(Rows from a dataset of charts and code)
------------------------
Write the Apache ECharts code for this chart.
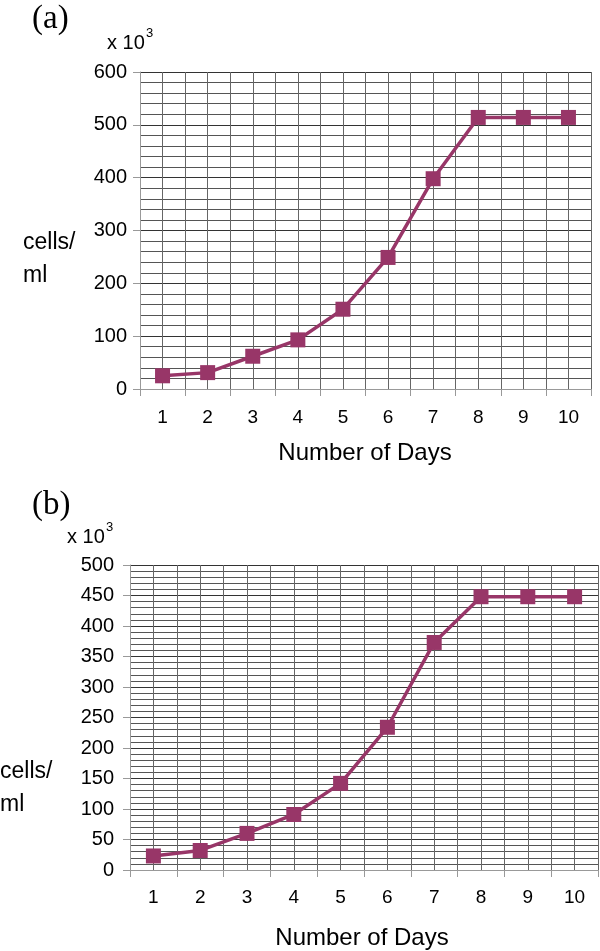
<!DOCTYPE html>
<html><head><meta charset="utf-8">
<script src="https://cdn.jsdelivr.net/npm/echarts@6/dist/echarts.min.js"></script>
<style>html,body{margin:0;padding:0;background:#fff}#c{width:600px;height:951px}</style>
</head><body><div id="c"></div>
<script>
const days = ['1','2','3','4','5','6','7','8','9','10'];
const cellsA = [25, 31, 62, 93, 151, 249, 398, 514, 514, 514];
const cellsB = [23, 32, 60, 91, 142, 234, 373, 448, 448, 448];
const yTicksA = {min: 0, max: 600, interval: 100};
const yTicksB = {min: 0, max: 500, interval: 50};

const FONT = 'Liberation Sans';
const SERIF = 'Liberation Serif';
const purple = '#983668';
const chart = echarts.init(document.getElementById('c'), null, {renderer: 'canvas'});

function catAxis(gi, margin) {
  return {
    type: 'category', gridIndex: gi, data: days, boundaryGap: true,
    axisLine: {lineStyle: {color: '#999', width: 1}},
    axisTick: {show: true, length: 7, inside: false, lineStyle: {color: '#999'}},
    axisLabel: {color: '#000', fontSize: 19, fontFamily: FONT, margin: margin},
    splitLine: {show: false}
  };
}
function gridX(gi) {
  return {
    type: 'value', gridIndex: gi, min: 0.5, max: 10.5, interval: 0.5,
    axisLine: {show: false}, axisTick: {show: false}, axisLabel: {show: false},
    splitLine: {show: true, lineStyle: {color: '#666', width: 1}}
  };
}
function valAxis(gi, t, minorN, margin) {
  return {
    type: 'value', gridIndex: gi, min: t.min, max: t.max, interval: t.interval,
    axisLine: {show: true, lineStyle: {color: '#999'}},
    axisTick: {show: true, length: 7, lineStyle: {color: '#999'}},
    axisLabel: {color: '#000', fontSize: 20, fontFamily: FONT, margin: margin},
    splitLine: {show: true, lineStyle: {color: '#333', width: 1}},
    minorTick: {show: false, splitNumber: minorN},
    minorSplitLine: {show: true, lineStyle: {color: '#555', width: 1}}
  };
}
function txt(x, y, text, size, family, align) {
  return {type: 'text', x: x, y: y, style: {text: text, fontSize: size, fontFamily: family, fill: '#000', align: align || 'left', verticalAlign: 'middle'}};
}

const option = {
  animation: false,
  backgroundColor: '#fff',
  grid: [
    {left: 140, top: 72, width: 451, height: 317, containLabel: false},
    {left: 130, top: 565, width: 468, height: 305, containLabel: false}
  ],
  xAxis: [catAxis(0, 19), catAxis(1, 18), gridX(0), gridX(1)],
  yAxis: [valAxis(0, yTicksA, 5, 13), valAxis(1, yTicksB, 5, 16)],
  graphic: [
    txt(32, 19, '(a)', 33, SERIF),
    txt(32, 505, '(b)', 33, SERIF),
    txt(107, 43, 'x 10', 20, FONT),
    txt(146, 33, '3', 13, FONT),
    txt(67, 537, 'x 10', 20, FONT),
    txt(106, 527, '3', 13, FONT),
    txt(23, 243, 'cells/', 23, FONT),
    txt(23, 276, 'ml', 23, FONT),
    txt(0, 772, 'cells/', 23, FONT),
    txt(0, 805, 'ml', 23, FONT),
    txt(365, 453, 'Number of Days', 24, FONT, 'center'),
    txt(362, 938, 'Number of Days', 24, FONT, 'center')
  ],
  series: [
    {type: 'line', xAxisIndex: 0, yAxisIndex: 0, data: cellsA, symbol: 'rect', symbolSize: 15,
     lineStyle: {color: purple, width: 3.5}, itemStyle: {color: purple}, z: 5},
    {type: 'line', xAxisIndex: 1, yAxisIndex: 1, data: cellsB, symbol: 'rect', symbolSize: 15,
     lineStyle: {color: purple, width: 3.5}, itemStyle: {color: purple}, z: 5}
  ]
};
chart.setOption(option);
</script></body></html>
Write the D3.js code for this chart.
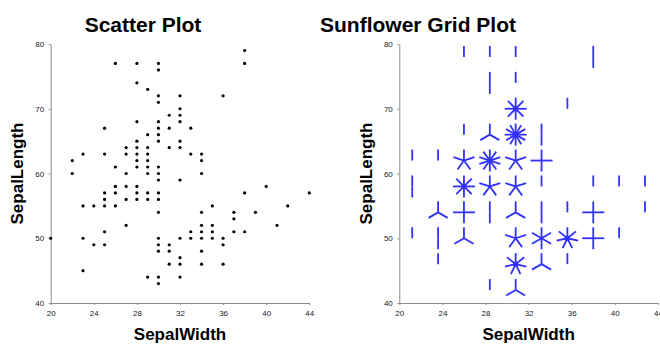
<!DOCTYPE html>
<html>
<head>
<meta charset="utf-8">
<script src="https://cdn.jsdelivr.net/npm/d3@7"></script>
<style>
  body { margin: 0; background: #fff; }
  svg text { font-family: "Liberation Sans", Arial, sans-serif; }
</style>
</head>
<body>
<svg id="chart" width="660" height="346"></svg>
<script>
// scatter points: [SepalWidth, SepalLength] (distinct pairs)
const scatterPoints = [
  [26,77],[28,77],[30,77],[30,76],[38,79],[38,77],[28,74],[29,73],[30,72],[32,72],[36,72],
  [30,71],[32,70],[31,69],[32,69],[28,68],[30,68],[32,68],[25,67],[30,67],[31,67],[33,67],
  [29,66],[30,66],[28,65],[30,65],[32,65],[27,64],[28,64],[29,64],[31,64],[32,64],
  [23,63],[25,63],[27,63],[28,63],[29,63],[33,63],[34,63],[22,62],[28,62],[29,62],[34,62],
  [26,61],[28,61],[29,61],[30,61],[22,60],[27,60],[29,60],[30,60],[34,60],[30,59],[32,59],
  [26,58],[27,58],[28,58],[40,58],
  [25,57],[26,57],[28,57],[29,57],[30,57],[38,57],[44,57],
  [25,56],[27,56],[28,56],[29,56],[30,56],
  [23,55],[24,55],[25,55],[26,55],[35,55],[42,55],
  [30,54],[34,54],[37,54],[39,54],[37,53],
  [27,52],[34,52],[35,52],[41,52],
  [25,51],[33,51],[34,51],[35,51],[37,51],[38,51],
  [20,50],[23,50],[30,50],[32,50],[33,50],[34,50],[35,50],[36,50],
  [24,49],[25,49],[30,49],[31,49],[36,49],
  [30,48],[31,48],[34,48],[32,47],
  [31,46],[32,46],[34,46],[36,46],[23,45],
  [29,44],[30,44],[32,44],[30,43]
];

// sunflower grid: cell centers and counts (rows top to bottom)
const gridX = [21.2, 23.6, 26.0, 28.4, 30.8, 33.2, 35.6, 38.0, 40.4, 42.8];
const gridY = [78, 74, 70, 66, 62, 58, 54, 50, 46, 42];
const gridCounts = [
  [0,0,1,1,1,0,0,2,0,0],
  [0,0,0,2,1,0,0,0,0,0],
  [0,0,0,0,8,0,1,0,0,0],
  [0,0,1,3,12,2,0,0,0,0],
  [1,1,5,10,5,4,0,0,0,0],
  [2,0,8,5,5,1,0,1,1,1],
  [0,3,4,2,3,2,1,4,0,1],
  [1,2,3,0,5,6,7,4,1,0],
  [0,1,0,0,7,3,1,0,0,0],
  [0,0,0,1,3,0,0,0,0,0]
];

const xTicks = [20, 24, 28, 32, 36, 40, 44];
const yTicks = [40, 50, 60, 70, 80];

const svg = d3.select("#chart");
const plotTop = 44, plotBottom = 303;
const petalLen = 11;
const flowerColor = "#3030ff";

function drawAxes(g, x, y) {
  const xa = g.append("g")
    .attr("transform", `translate(0,${plotBottom})`)
    .call(d3.axisBottom(x).tickValues(xTicks).tickSize(2).tickSizeOuter(0).tickPadding(5.5));
  const ya = g.append("g")
    .attr("transform", `translate(${x.range()[0]},0)`)
    .call(d3.axisLeft(y).tickValues(yTicks).tickSize(2).tickSizeOuter(0).tickPadding(4.5));
  [xa, ya].forEach(a => {
    a.select(".domain").attr("stroke", "#8c8c8c");
    a.selectAll(".tick line").attr("stroke", "#8c8c8c");
    a.selectAll(".tick text")
      .attr("fill", "#222")
      .style("font-size", "8px")
      .style("font-family", "'Liberation Sans', Arial, sans-serif");
  });
}

function drawTitles(g, x, title, titleX) {
  const cx = (x.range()[0] + x.range()[1]) / 2;
  g.append("text")
    .attr("x", titleX).attr("y", 32)
    .attr("text-anchor", "middle")
    .style("font-size", "21px").style("font-weight", "bold")
    .text(title);
  g.append("text")
    .attr("x", cx).attr("y", 340)
    .attr("text-anchor", "middle")
    .style("font-size", "17px").style("font-weight", "bold")
    .text("SepalWidth");
  g.append("text")
    .attr("transform", `translate(${x.range()[0] - 27.5},${(plotTop + plotBottom) / 2}) rotate(-90)`)
    .attr("text-anchor", "middle")
    .style("font-size", "17px").style("font-weight", "bold")
    .text("SepalLength");
}

// left panel: scatter
const x1 = d3.scaleLinear().domain([20, 44]).range([50.7, 309.3]);
const y1 = d3.scaleLinear().domain([40, 80]).range([plotBottom, plotTop]);
const g1 = svg.append("g");
drawAxes(g1, x1, y1);
drawTitles(g1, x1, "Scatter Plot", 143);
g1.append("g").selectAll("circle")
  .data(scatterPoints)
  .join("circle")
    .attr("cx", d => x1(d[0]))
    .attr("cy", d => y1(d[1]))
    .attr("r", 1.6)
    .attr("fill", "#000");

// right panel: sunflower grid
const x2 = d3.scaleLinear().domain([20, 44]).range([399.3, 657.9]);
const y2 = d3.scaleLinear().domain([40, 80]).range([plotBottom, plotTop]);
const g2 = svg.append("g");
drawAxes(g2, x2, y2);
drawTitles(g2, x2, "Sunflower Grid Plot", 418);

const cells = [];
gridCounts.forEach((row, ri) => row.forEach((n, ci) => {
  if (n > 0) cells.push({ x: gridX[ci], y: gridY[ri], n });
}));

const flowers = g2.append("g").selectAll("g")
  .data(cells)
  .join("g")
    .attr("transform", d => `translate(${x2(d.x)},${y2(d.y)})`);

flowers.selectAll("line")
  .data(d => d3.range(d.n).map(k => Math.PI / 2 + k * 2 * Math.PI / d.n))
  .join("line")
    .attr("x1", 0).attr("y1", 0)
    .attr("x2", a => petalLen * Math.cos(a))
    .attr("y2", a => -petalLen * Math.sin(a))
    .attr("stroke", flowerColor)
    .attr("stroke-width", 1.8);

flowers.filter(d => d.n >= 7)
  .append("circle")
    .attr("r", 2.6)
    .attr("fill", flowerColor);
</script>
</body>
</html>
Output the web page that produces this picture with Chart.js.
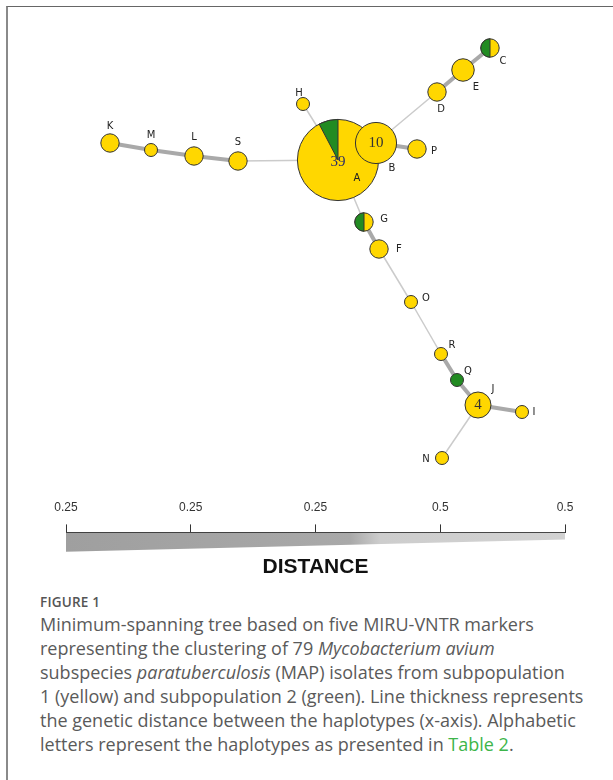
<!DOCTYPE html>
<html lang="en">
<head>
<meta charset="UTF-8">
<title>Minimum-spanning tree</title>
<script src="https://cdn.jsdelivr.net/npm/chart.js"></script>
<style>
    body { margin: 0; width: 613px; height: 780px; overflow: hidden; background: #fff; position: relative; }
    .frame { position: absolute; left: 6px; top: 6px; width: 700px; height: 900px; border-top: 1px solid #666; border-left: 2px solid #8a8a8a; }
    #treeChart { position: absolute; left: 0; top: 0; }
    #distChart { position: absolute; left: 0; top: 490px; }
    .caption { position: absolute; left: 40px; top: 592px; font-family: "Open Sans", sans-serif; color: #5a5a5a; white-space: nowrap; }
    .caption .fig { font-size: 13.5px; font-weight: 600; line-height: 20px; letter-spacing: 0.2px; color: #555; }
    .caption p { margin: 0; font-size: 18px; line-height: 24px; }
    .caption a { color: #3db54a; text-decoration: none; }
</style>
</head>
<body>
<div class="frame"></div>
<canvas id="treeChart" width="613" height="480"></canvas>
<canvas id="distChart" width="613" height="92"></canvas>
<div class="caption">
    <div class="fig">FIGURE 1</div>
    <p>Minimum-spanning tree based on five MIRU-VNTR markers<br>
    representing the clustering of 79 <i>Mycobacterium avium</i><br>
    subspecies <i>paratuberculosis</i> (MAP) isolates from subpopulation<br>
    1 (yellow) and subpopulation 2 (green). Line thickness represents<br>
    the genetic distance between the haplotypes (x-axis). Alphabetic<br>
    letters represent the haplotypes as presented in <a>Table 2</a>.</p>
</div>

<script>
    // haplotypes, position in the drawing, isolates per subpopulation
    const nodeNames = ['A', 'B', 'C', 'D', 'E', 'F', 'G', 'H', 'I', 'J', 'K', 'L', 'M', 'N', 'O', 'P', 'Q', 'R', 'S'];
    const nodeX = [338, 376, 490, 437, 463, 379, 364, 303, 522, 478, 110, 194, 151, 442, 411, 417, 457, 441, 238];
    const nodeY = [160, 143, 48, 92, 70, 249, 222, 104, 412, 405, 143, 156, 150, 458, 302, 149, 380, 354, 161];
    const yellowCount = [36, 10, 1, 2, 3, 2, 1, 1, 1, 4, 2, 2, 1, 1, 1, 2, 0, 1, 2];
    const greenCount = [3, 0, 1, 0, 0, 0, 1, 0, 0, 0, 0, 0, 0, 0, 0, 0, 1, 0, 0];

    // links: from, to, distance
    const edgeFrom = ['K', 'M', 'L', 'S', 'H', 'A', 'B', 'B', 'D', 'E', 'A', 'G', 'F', 'O', 'R', 'Q', 'J', 'J'];
    const edgeTo = ['M', 'L', 'S', 'A', 'A', 'B', 'P', 'D', 'E', 'C', 'G', 'F', 'O', 'R', 'Q', 'J', 'I', 'N'];
    const edgeDistance = [0.25, 0.25, 0.25, 0.5, 0.5, 0.25, 0.25, 0.5, 0.25, 0.25, 0.5, 0.25, 0.5, 0.5, 0.25, 0.25, 0.25, 0.5];

    const distanceTicks = ['0.25', '0.25', '0.25', '0.5', '0.5'];

    // label placement relative to node centre (px)
    const labelOffset = {
        A: [19, 18], B: [16, 25], C: [13, 13], D: [4, 17], E: [13, 17], F: [20, 0], G: [20, -3],
        H: [-4, -11], I: [12, 0], J: [15, -16], K: [0, -17], L: [0, -19], M: [0, -15], N: [-16, 1],
        O: [15, -4], P: [17, 2], Q: [11, -9], R: [11, -9], S: [0, -19]
    };

    const YELLOW = '#FFD700';
    const GREEN = '#228B22';

    function total(i) { return yellowCount[i] + greenCount[i]; }
    function radius(i) { return 6.5 * Math.sqrt(total(i)); }

    const edgeSets = edgeFrom.map((f, k) => {
        const a = nodeNames.indexOf(f), b = nodeNames.indexOf(edgeTo[k]);
        const thick = edgeDistance[k] < 0.5;
        return {
            type: 'line',
            order: 2,
            data: [{ x: nodeX[a], y: nodeY[a] }, { x: nodeX[b], y: nodeY[b] }],
            borderColor: thick ? '#a9a9a9' : '#cbcbcb',
            borderWidth: thick ? 4 : 1.5,
            pointRadius: 0,
            showLine: true,
            fill: false
        };
    });

    const nodeSet = {
        type: 'bubble',
        order: 1,
        data: nodeNames.map((n, i) => ({ x: nodeX[i], y: nodeY[i], r: radius(i) })),
        backgroundColor: nodeNames.map((n, i) => yellowCount[i] > 0 ? YELLOW : GREEN),
        borderColor: '#333',
        borderWidth: 1,
        hoverRadius: 0
    };

    // green slices, counts and haplotype letters
    const nodeDecor = {
        id: 'nodeDecor',
        afterDatasetsDraw(chart) {
            const ctx = chart.ctx;
            const xs = chart.scales.x, ys = chart.scales.y;
            ctx.save();
            nodeNames.forEach((name, i) => {
                const cx = xs.getPixelForValue(nodeX[i]);
                const cy = ys.getPixelForValue(nodeY[i]);
                const r = radius(i);
                if (greenCount[i] > 0 && yellowCount[i] > 0) {
                    const frac = greenCount[i] / total(i);
                    ctx.beginPath();
                    ctx.moveTo(cx, cy);
                    ctx.arc(cx, cy, r, -Math.PI / 2 - frac * 2 * Math.PI, -Math.PI / 2);
                    ctx.closePath();
                    ctx.fillStyle = GREEN;
                    ctx.fill();
                    ctx.strokeStyle = '#333';
                    ctx.lineWidth = 1;
                    ctx.stroke();
                }
                if (total(i) >= 4) {
                    ctx.font = '15px "Liberation Serif", "DejaVu Serif", serif';
                    ctx.fillStyle = i === 0 ? '#2c2c66' : '#333';
                    ctx.textAlign = 'center';
                    ctx.textBaseline = 'middle';
                    ctx.fillText(String(total(i)), cx, cy + (i === 0 ? 2 : 0));
                }
                const off = labelOffset[name];
                ctx.font = '10px "DejaVu Sans", sans-serif';
                ctx.fillStyle = '#222';
                ctx.textAlign = 'center';
                ctx.textBaseline = 'middle';
                ctx.fillText(name, cx + off[0], cy + off[1]);
            });
            ctx.restore();
        }
    };

    new Chart(document.getElementById('treeChart'), {
        type: 'bubble',
        data: { datasets: [...edgeSets, nodeSet] },
        options: {
            responsive: false,
            animation: false,
            events: [],
            layout: { padding: 0, autoPadding: false },
            scales: {
                x: { type: 'linear', display: false, min: 0, max: 613 },
                y: { type: 'linear', display: false, min: 0, max: 480, reverse: true }
            },
            plugins: { legend: { display: false }, tooltip: { enabled: false } }
        },
        plugins: [nodeDecor]
    });

    // distance scale
    new Chart(document.getElementById('distChart'), {
        type: 'line',
        data: {
            datasets: [{
                data: [{ x: 0, y: 19 }, { x: distanceTicks.length - 1, y: 7 }],
                borderWidth: 0,
                pointRadius: 0,
                tension: 0,
                fill: { value: 0 },
                backgroundColor: function (context) {
                    const area = context.chart.chartArea;
                    if (!area) return '#aaa';
                    const g = context.chart.ctx.createLinearGradient(area.left, 0, area.right, 0);
                    g.addColorStop(0, '#9f9f9f');
                    g.addColorStop(0.57, '#a9a9a9');
                    g.addColorStop(0.63, '#cdcdcd');
                    g.addColorStop(1, '#d2d2d2');
                    return g;
                }
            }]
        },
        options: {
            responsive: false,
            animation: false,
            events: [],
            layout: { padding: { left: 66, right: 48, top: 0, bottom: 0 }, autoPadding: false },
            scales: {
                x: {
                    type: 'linear',
                    position: 'top',
                    min: 0,
                    max: distanceTicks.length - 1,
                    grid: { drawOnChartArea: false, drawTicks: true, tickLength: 8, color: '#333', lineWidth: 1 },
                    border: { display: true, color: '#333', width: 1 },
                    ticks: {
                        stepSize: 1,
                        color: '#333',
                        font: { size: 12, family: '"Liberation Sans", Arial, sans-serif' },
                        padding: 10,
                        maxRotation: 0,
                        autoSkip: false,
                        callback: function (value) { return distanceTicks[value]; }
                    }
                },
                y: { display: false, min: 0, max: 20, reverse: true }
            },
            plugins: {
                legend: { display: false },
                tooltip: { enabled: false },
                title: {
                    display: true,
                    position: 'bottom',
                    text: 'DISTANCE',
                    color: '#111',
                    font: { size: 21, weight: 'bold', family: '"Liberation Sans", Arial, sans-serif' },
                    padding: { top: 2, bottom: 2 }
                }
            }
        }
    });
</script>
</body>
</html>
------------------------
**GIVEN EXERCISE:**
Pull out all lines of the data with the string "this".

**EXERCISE SOLUTION:**
Write the Apache ECharts code for this chart.
Write the D3.js code for this chart.
Output the web page that produces this picture with Chart.js.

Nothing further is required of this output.